## [Dataset excerpt]
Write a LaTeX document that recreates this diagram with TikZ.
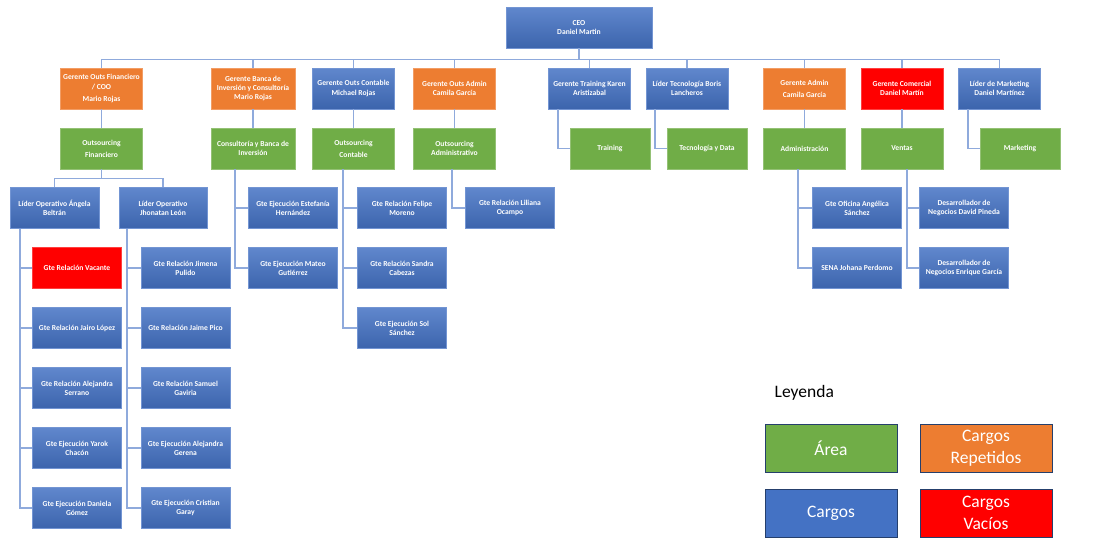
\documentclass[tikz,border=0pt]{standalone}
\usepackage{fontspec}
\setmainfont{Carlito}
\definecolor{cblue}{HTML}{4472C4}
\definecolor{corange}{HTML}{ED7D31}
\definecolor{cgreen}{HTML}{70AD47}
\definecolor{cred}{HTML}{FF0000}
\definecolor{clink}{HTML}{8FAADC}
\tikzset{
  every picture/.style={line width=0.8pt},
  box/.style={draw=#1!75!white, fill=#1, text=white, align=center, inner sep=1pt,
    minimum width=82pt, minimum height=41pt, font=\fontsize{7.6}{9.2}\selectfont\bfseries},
  box/.default=cblue,
  cargo/.style={box=cblue, top color=cblue!85!white, bottom color=cblue!88!black},
  hoja/.style={cargo, minimum width=89pt},
  vacante/.style={box=cred, minimum width=89pt},
  link/.style={draw=clink, line width=1.5pt},
  legbox/.style={draw=cblue!55!black, fill=#1, text=white, align=center, inner sep=1pt,
    minimum width=132pt, minimum height=48pt, font=\fontsize{17.5}{22}\selectfont},
}

\begin{document}
\begin{tikzpicture}[x=1pt, y=-1pt]
  \useasboundingbox (0,0) rectangle (1120,538);
  % direccion
  \node[cargo, minimum width=146pt] (ceo) at (579,27.5) {CEO\\Daniel Martin};
  % gerencias
  \node[box=corange] (gof) at (101.5,88.5) {Gerente Outs Financiero\\/ COO\\[3pt]Mario Rojas};
  \node[box=corange, minimum width=84pt] (gba) at (253,88.5) {Gerente Banca de\\Inversión y Consultoría\\Mario Rojas};
  \node[cargo] (goc) at (353.5,88.5) {Gerente Outs Contable\\Michael Rojas};
  \node[box=corange] (goa) at (454.5,88.5) {Gerente Outs Admin\\Camila García};
  \node[cargo] (gtr) at (589.5,88.5) {Gerente Training Karen\\Aristizabal};
  \node[cargo] (gtc) at (687,88.5) {Líder Tecnología Boris\\Lancheros};
  \node[box=corange] (gad) at (804.5,88.5) {Gerente Admin\\[3pt]Camila García};
  \node[box=cred] (gco) at (902,88.5) {Gerente Comercial\\Daniel Martín};
  \node[cargo] (gmk) at (999.5,88.5) {Líder de Marketing\\Daniel Martínez};
  % areas
  \node[box=cgreen] (fin) at (101.5,148.5) {Outsourcing\\[3pt]Financiero};
  \node[box=cgreen, minimum width=84pt] (cyb) at (253,148.5) {Consultoría y Banca de\\Inversión};
  \node[box=cgreen] (ctb) at (353.5,148.5) {Outsourcing\\[3pt]Contable};
  \node[box=cgreen] (oad) at (454.5,148.5) {Outsourcing\\Administrativo};
  \node[box=cgreen, minimum width=80pt] (trn) at (610,148.5) {Training};
  \node[box=cgreen, minimum width=80pt] (tec) at (707,148.5) {Tecnología y Data};
  \node[box=cgreen] (adm) at (804.5,148.5) {Administración};
  \node[box=cgreen] (ven) at (902,148.5) {Ventas};
  \node[box=cgreen, minimum width=80pt] (mkt) at (1020,148.5) {Marketing};
  % lideres operativos
  \node[hoja] (lan) at (54.5,208) {Líder Operativo Ángela\\Beltrán};
  \node[hoja, minimum width=88pt] (ljh) at (163,208) {Líder Operativo\\Jhonatan León};
  % equipo Angela
  \node[vacante] (a1) at (77,268) {Gte Relación Vacante};
  \node[hoja] (a2) at (77,328) {Gte Relación Jairo López};
  \node[hoja] (a3) at (77,388) {Gte Relación Alejandra\\Serrano};
  \node[hoja] (a4) at (77,448) {Gte Ejecución Yarok\\Chacón};
  \node[hoja] (a5) at (77,508) {Gte Ejecución Daniela\\Gómez};
  % equipo Jhonatan
  \node[hoja] (j1) at (185.5,268) {Gte Relación Jimena\\Pulido};
  \node[hoja] (j2) at (185.5,328) {Gte Relación Jaime Pico};
  \node[hoja] (j3) at (185.5,388) {Gte Relación Samuel\\Gaviria};
  \node[hoja] (j4) at (185.5,448) {Gte Ejecución Alejandra\\Gerena};
  \node[hoja] (j5) at (185.5,508) {Gte Ejecución Cristian\\Garay};
  % consultoria, contable, admin
  \node[hoja] (b1) at (293,208) {Gte Ejecución Estefanía\\Hernández};
  \node[hoja] (b2) at (293,268) {Gte Ejecución Mateo\\Gutiérrez};
  \node[hoja] (c1) at (402,208) {Gte Relación Felipe\\Moreno};
  \node[hoja] (c2) at (402,268) {Gte Relación Sandra\\Cabezas};
  \node[hoja] (c3) at (402,328) {Gte Ejecución Sol\\Sánchez};
  \node[hoja] (d1) at (510,208) {Gte Relación Liliana\\Ocampo};
  \node[hoja] (e1) at (857,208) {Gte Oficina Angélica\\Sánchez};
  \node[hoja] (e2) at (857,268) {SENA Johana Perdomo};
  \node[hoja] (v1) at (964,208) {Desarrollador de\\Negocios David Pineda};
  \node[hoja] (v2) at (964,268) {Desarrollador de\\Negocios Enrique García};
  % troncos
  \coordinate (tTr) at (558,0);
  \coordinate (tTc) at (655,0);
  \coordinate (tMk) at (968,0);
  \coordinate (tAn) at (20,0);
  \coordinate (tJh) at (127,0);
  \coordinate (tCy) at (235,0);
  \coordinate (tCt) at (343,0);
  \coordinate (tOa) at (452,0);
  \coordinate (tAd) at (798,0);
  \coordinate (tVe) at (907,0);
  % conectores
  \foreach \g in {gof,gba,goc,goa,gtr,gtc,gad,gco,gmk}
    \draw[link] (ceo.south) -- ++(0,11) -| (\g.north);
  \foreach \g/\a in {gof/fin,gba/cyb,goc/ctb,goa/oad,gad/adm,gco/ven}
    \draw[link] (\g) -- (\a);
  \draw[link] (gtr.south -| tTr) |- (trn.west);
  \draw[link] (gtc.south -| tTc) |- (tec.west);
  \draw[link] (gmk.south -| tMk) |- (mkt.west);
  \draw[link] (fin.south) -- ++(0,9) -| (lan.north);
  \draw[link] (fin.south) -- ++(0,9) -| (ljh.north);
  \foreach \c in {a1,a2,a3,a4,a5}
    \draw[link] (lan.south -| tAn) |- (\c.west);
  \foreach \c in {j1,j2,j3,j4,j5}
    \draw[link] (ljh.south -| tJh) |- (\c.west);
  \foreach \c in {b1,b2}
    \draw[link] (cyb.south -| tCy) |- (\c.west);
  \foreach \c in {c1,c2,c3}
    \draw[link] (ctb.south -| tCt) |- (\c.west);
  \draw[link] (oad.south -| tOa) |- (d1.west);
  \foreach \c in {e1,e2}
    \draw[link] (adm.south -| tAd) |- (\c.west);
  \foreach \c in {v1,v2}
    \draw[link] (ven.south -| tVe) |- (\c.west);
  % leyenda
  \node[anchor=west, font=\fontsize{17.5}{20}\selectfont] (ley) at (771,393) {Leyenda};
  \node[legbox=cgreen] (lar) at (831,448) {Área};
  \node[legbox=corange] (lre) at (986,448) {Cargos\\Repetidos};
  \node[legbox=cblue] (lca) at (831,513) {Cargos};
  \node[legbox=cred] (lva) at (986,513) {Cargos\\Vacíos};
\end{tikzpicture}
\end{document}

## [What is asked]
Repeat the listing above exactly, with no pictures.

## [Exercise answer]
Write a LaTeX document that recreates this diagram with TikZ.
\documentclass[tikz,border=0pt]{standalone}
\usepackage{fontspec}
\setmainfont{Carlito}
\definecolor{cblue}{HTML}{4472C4}
\definecolor{corange}{HTML}{ED7D31}
\definecolor{cgreen}{HTML}{70AD47}
\definecolor{cred}{HTML}{FF0000}
\definecolor{clink}{HTML}{8FAADC}
\tikzset{
  every picture/.style={line width=0.8pt},
  box/.style={draw=#1!75!white, fill=#1, text=white, align=center, inner sep=1pt,
    minimum width=82pt, minimum height=41pt, font=\fontsize{7.6}{9.2}\selectfont\bfseries},
  box/.default=cblue,
  cargo/.style={box=cblue, top color=cblue!85!white, bottom color=cblue!88!black},
  hoja/.style={cargo, minimum width=89pt},
  vacante/.style={box=cred, minimum width=89pt},
  link/.style={draw=clink, line width=1.5pt},
  legbox/.style={draw=cblue!55!black, fill=#1, text=white, align=center, inner sep=1pt,
    minimum width=132pt, minimum height=48pt, font=\fontsize{17.5}{22}\selectfont},
}

\begin{document}
\begin{tikzpicture}[x=1pt, y=-1pt]
  \useasboundingbox (0,0) rectangle (1120,538);
  % direccion
  \node[cargo, minimum width=146pt] (ceo) at (579,27.5) {CEO\\Daniel Martin};
  % gerencias
  \node[box=corange] (gof) at (101.5,88.5) {Gerente Outs Financiero\\/ COO\\[3pt]Mario Rojas};
  \node[box=corange, minimum width=84pt] (gba) at (253,88.5) {Gerente Banca de\\Inversión y Consultoría\\Mario Rojas};
  \node[cargo] (goc) at (353.5,88.5) {Gerente Outs Contable\\Michael Rojas};
  \node[box=corange] (goa) at (454.5,88.5) {Gerente Outs Admin\\Camila García};
  \node[cargo] (gtr) at (589.5,88.5) {Gerente Training Karen\\Aristizabal};
  \node[cargo] (gtc) at (687,88.5) {Líder Tecnología Boris\\Lancheros};
  \node[box=corange] (gad) at (804.5,88.5) {Gerente Admin\\[3pt]Camila García};
  \node[box=cred] (gco) at (902,88.5) {Gerente Comercial\\Daniel Martín};
  \node[cargo] (gmk) at (999.5,88.5) {Líder de Marketing\\Daniel Martínez};
  % areas
  \node[box=cgreen] (fin) at (101.5,148.5) {Outsourcing\\[3pt]Financiero};
  \node[box=cgreen, minimum width=84pt] (cyb) at (253,148.5) {Consultoría y Banca de\\Inversión};
  \node[box=cgreen] (ctb) at (353.5,148.5) {Outsourcing\\[3pt]Contable};
  \node[box=cgreen] (oad) at (454.5,148.5) {Outsourcing\\Administrativo};
  \node[box=cgreen, minimum width=80pt] (trn) at (610,148.5) {Training};
  \node[box=cgreen, minimum width=80pt] (tec) at (707,148.5) {Tecnología y Data};
  \node[box=cgreen] (adm) at (804.5,148.5) {Administración};
  \node[box=cgreen] (ven) at (902,148.5) {Ventas};
  \node[box=cgreen, minimum width=80pt] (mkt) at (1020,148.5) {Marketing};
  % lideres operativos
  \node[hoja] (lan) at (54.5,208) {Líder Operativo Ángela\\Beltrán};
  \node[hoja, minimum width=88pt] (ljh) at (163,208) {Líder Operativo\\Jhonatan León};
  % equipo Angela
  \node[vacante] (a1) at (77,268) {Gte Relación Vacante};
  \node[hoja] (a2) at (77,328) {Gte Relación Jairo López};
  \node[hoja] (a3) at (77,388) {Gte Relación Alejandra\\Serrano};
  \node[hoja] (a4) at (77,448) {Gte Ejecución Yarok\\Chacón};
  \node[hoja] (a5) at (77,508) {Gte Ejecución Daniela\\Gómez};
  % equipo Jhonatan
  \node[hoja] (j1) at (185.5,268) {Gte Relación Jimena\\Pulido};
  \node[hoja] (j2) at (185.5,328) {Gte Relación Jaime Pico};
  \node[hoja] (j3) at (185.5,388) {Gte Relación Samuel\\Gaviria};
  \node[hoja] (j4) at (185.5,448) {Gte Ejecución Alejandra\\Gerena};
  \node[hoja] (j5) at (185.5,508) {Gte Ejecución Cristian\\Garay};
  % consultoria, contable, admin
  \node[hoja] (b1) at (293,208) {Gte Ejecución Estefanía\\Hernández};
  \node[hoja] (b2) at (293,268) {Gte Ejecución Mateo\\Gutiérrez};
  \node[hoja] (c1) at (402,208) {Gte Relación Felipe\\Moreno};
  \node[hoja] (c2) at (402,268) {Gte Relación Sandra\\Cabezas};
  \node[hoja] (c3) at (402,328) {Gte Ejecución Sol\\Sánchez};
  \node[hoja] (d1) at (510,208) {Gte Relación Liliana\\Ocampo};
  \node[hoja] (e1) at (857,208) {Gte Oficina Angélica\\Sánchez};
  \node[hoja] (e2) at (857,268) {SENA Johana Perdomo};
  \node[hoja] (v1) at (964,208) {Desarrollador de\\Negocios David Pineda};
  \node[hoja] (v2) at (964,268) {Desarrollador de\\Negocios Enrique García};
  % troncos
  \coordinate (tTr) at (558,0);
  \coordinate (tTc) at (655,0);
  \coordinate (tMk) at (968,0);
  \coordinate (tAn) at (20,0);
  \coordinate (tJh) at (127,0);
  \coordinate (tCy) at (235,0);
  \coordinate (tCt) at (343,0);
  \coordinate (tOa) at (452,0);
  \coordinate (tAd) at (798,0);
  \coordinate (tVe) at (907,0);
  % conectores
  \foreach \g in {gof,gba,goc,goa,gtr,gtc,gad,gco,gmk}
    \draw[link] (ceo.south) -- ++(0,11) -| (\g.north);
  \foreach \g/\a in {gof/fin,gba/cyb,goc/ctb,goa/oad,gad/adm,gco/ven}
    \draw[link] (\g) -- (\a);
  \draw[link] (gtr.south -| tTr) |- (trn.west);
  \draw[link] (gtc.south -| tTc) |- (tec.west);
  \draw[link] (gmk.south -| tMk) |- (mkt.west);
  \draw[link] (fin.south) -- ++(0,9) -| (lan.north);
  \draw[link] (fin.south) -- ++(0,9) -| (ljh.north);
  \foreach \c in {a1,a2,a3,a4,a5}
    \draw[link] (lan.south -| tAn) |- (\c.west);
  \foreach \c in {j1,j2,j3,j4,j5}
    \draw[link] (ljh.south -| tJh) |- (\c.west);
  \foreach \c in {b1,b2}
    \draw[link] (cyb.south -| tCy) |- (\c.west);
  \foreach \c in {c1,c2,c3}
    \draw[link] (ctb.south -| tCt) |- (\c.west);
  \draw[link] (oad.south -| tOa) |- (d1.west);
  \foreach \c in {e1,e2}
    \draw[link] (adm.south -| tAd) |- (\c.west);
  \foreach \c in {v1,v2}
    \draw[link] (ven.south -| tVe) |- (\c.west);
  % leyenda
  \node[anchor=west, font=\fontsize{17.5}{20}\selectfont] (ley) at (771,393) {Leyenda};
  \node[legbox=cgreen] (lar) at (831,448) {Área};
  \node[legbox=corange] (lre) at (986,448) {Cargos\\Repetidos};
  \node[legbox=cblue] (lca) at (831,513) {Cargos};
  \node[legbox=cred] (lva) at (986,513) {Cargos\\Vacíos};
\end{tikzpicture}
\end{document}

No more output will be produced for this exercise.